213 E 82nd St, New York, NY 10028
Organized by the Liszt Institute New York a special screening and panel discussion will take place on September 10, 2024 from 7PM at the Hungarian House of New York featuring filmmaker Catalina Kulczar’s work, titled Daisy.
The panel discussion will be moderated by publicist June Jennings, the panel discussion will include film director Catalina Kulczar and spiritual and community leader, activist and writer Yocheved Sidof.
Narrated in Hungarian, English, and Spanish, Daisy is a 30-minute poetic rumination following the months after the tragedy of Catalina Kulczar in which she lost her mother to suicide. Daisy questions what the meaning of “home” was for her mother, the daughter of Jewish immigrants and an immigrant herself.
Her mother’s suicide also prompted her to explore her family’s Jewish identity and immigration history, stemming from 1940s Hungary, Nazi persecution, and the subsequent communist regime.

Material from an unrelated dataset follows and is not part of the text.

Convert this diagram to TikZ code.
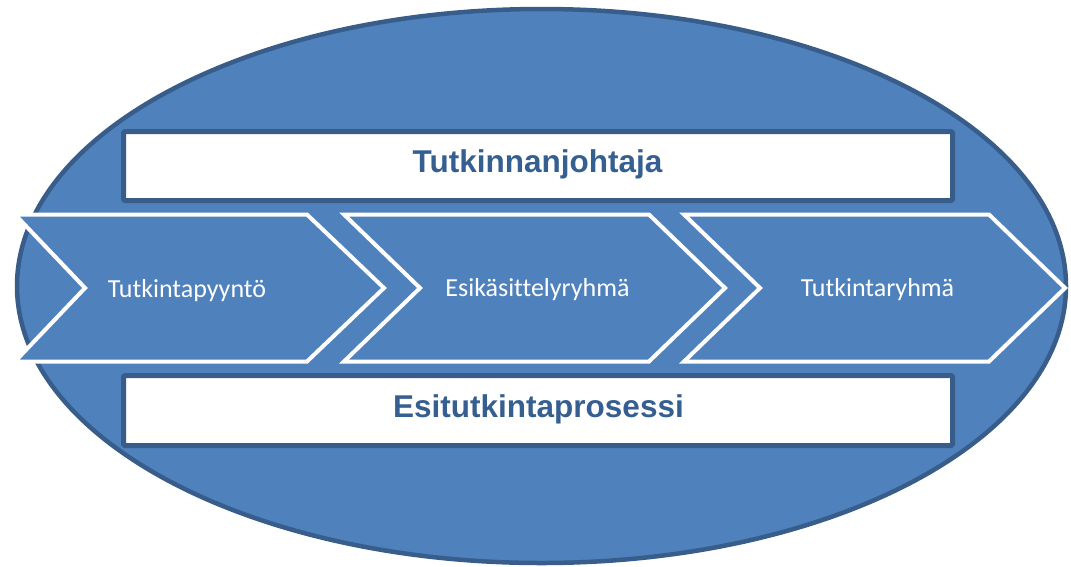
\documentclass[tikz,border=0pt]{standalone}
\usepackage{fontspec}
\setmainfont{Carlito}[Ligatures=NoCommon]
\newfontfamily\headfont{Liberation Sans}
\usetikzlibrary{shapes.geometric}

\definecolor{officeblue}{RGB}{79,129,189}
\definecolor{edgeblue}{RGB}{56,93,138}
\definecolor{titleblue}{RGB}{54,95,145}

\begin{document}
\begin{tikzpicture}[x=1pt,y=-1pt,
  outerring/.style={ellipse, draw=edgeblue, fill=officeblue, line width=4.5pt,
    minimum width=1049pt, minimum height=554pt, inner sep=0pt},
  titlebox/.style={draw=edgeblue, fill=white, line width=5pt, rounded corners=1.5pt,
    minimum width=829pt, inner sep=0pt, outer sep=0pt},
  titletext/.style={text=titleblue, inner sep=0pt, anchor=base,
    font=\headfont\bfseries\fontsize{31.5}{36}\selectfont},
  chevron/.style={fill=officeblue, draw=white, line width=4pt, line join=miter},
  steplabel/.style={text=white, inner sep=0pt, anchor=base,
    font=\fontsize{26}{30}\selectfont}]

\useasboundingbox (0,0) rectangle (1071,566);

% surrounding ellipse
\node[outerring] (ring) at (541.5,286) {};

% leader and process bars
\node[titlebox, minimum height=69pt] (leadbox) at (538,166) {};
\node[titlebox, minimum height=70pt] (procbox) at (538,410.5) {};
\node[titletext] (leadtext) at (537.5,172) {Tutkinnanjohtaja};
\node[titletext] (proctext) at (538.5,417) {Esitutkintaprosessi};

% process steps
\path[chevron] (15,214.5) -- (307,214.5) -- (384,288) -- (307,361.5)
  -- (15,361.5) -- (85,288) -- cycle;
\path[chevron] (344,214.5) -- (649,214.5) -- (725,288) -- (649,361.5)
  -- (344,361.5) -- (420,288) -- cycle;
\path[chevron] (684,214.5) -- (989,214.5) -- (1065,288) -- (989,361.5)
  -- (684,361.5) -- (760,288) -- cycle;

\node[steplabel] (step1) at (187,297) {Tutkintapyyntö};
\node[steplabel] (step2) at (537.5,296.5) {Esikäsittelyryhmä};
\node[steplabel] (step3) at (877.5,296.5) {Tutkintaryhmä};
\end{tikzpicture}
\end{document}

It also questions how intergenerational trauma has percolated into the present and affected her mother and her and how it will impact future generations.
PROGRAM
- Doors open - 7PM
- Screening - 7:30PM
- Panel discussion - 8PM
TRIGGER WARNING
Daisy deals with suicide, mental health, and intergenerational trauma.
This film is advised only for mature audiences 18+
The event will be conducted in English.

About the creator
Catalina Kulczar
Director, Co-Writer & Producer
Catalina is a Hungarian-Venezuelan award-winning filmmaker and photographer based in New York City. Her oeuvre is courageous, connected and honest, often exploring women’s roles in contemporary society. She has been published in The New York Times and C41, among many other international publications. Catalina has also made portraits of musicians including David Byrne and St. Vincent, artist Shantell Martin, actors Oscar Isaac and Rachel Brosnahan, lawyers fighting for social justice including Sharyn Tenaji, CEO if the National Women’s Law Center Fatima Goss Graves, comedians, social entrepreneurs, typography designers, among many others. Catalina was recently the cinematographer for the short films “Lindsay, Lindsey, Lyndsay” (2022) and “Can Love Hate” (2022). She has two upcoming projects: “Garúa” (Cinematographer and Producer) and “Bola!” (Cinematographer and Producer
About the panel members
Moderator: June Jennings
June Jennings is a publicist for NPR. She previously led audience engagement efforts at The WNET Group for the PBS signature series American Masters. Prior to WNET, June served as the engagement and partnerships manager for the award-winning documentary unit Field of Vision, and as an assistant editor at O, The Oprah Magazine. She was also the host of the filmmaker interview podcast The Doc Exchange: A Real Stories Podcast. She is based in Brooklyn.
Panelist: Yocheved Sidof
Yocheved is a spiritual and community leader, activist, writer, mystic, and guide. She harnesses decades of social entrepreneurship, certifications, and lived experience — including her own wounds and healing — into her work and passions, intersecting spiritual leadership, community building and collective trauma healing.
Most recently, Yocheved founded and leads Ohmek, a community of women and men pursuing deeper ways of being where she weaves the sacred and contemplative space. Her leadership evokes what's simply known within: how we are all interconnected, and that wholeness emerges when we are held in a compassionate space.
Immersed in advanced training in healing intergenerational and collective trauma, Yocheved employs a unique modality that integrates therapeutic and somatic practices with mystical teachings. More than anything, Yocheved shares generously of her unique abilities to cultivate connection and bring harmony to paradox: innovation and tradition, teacher and student, the broken and the whole.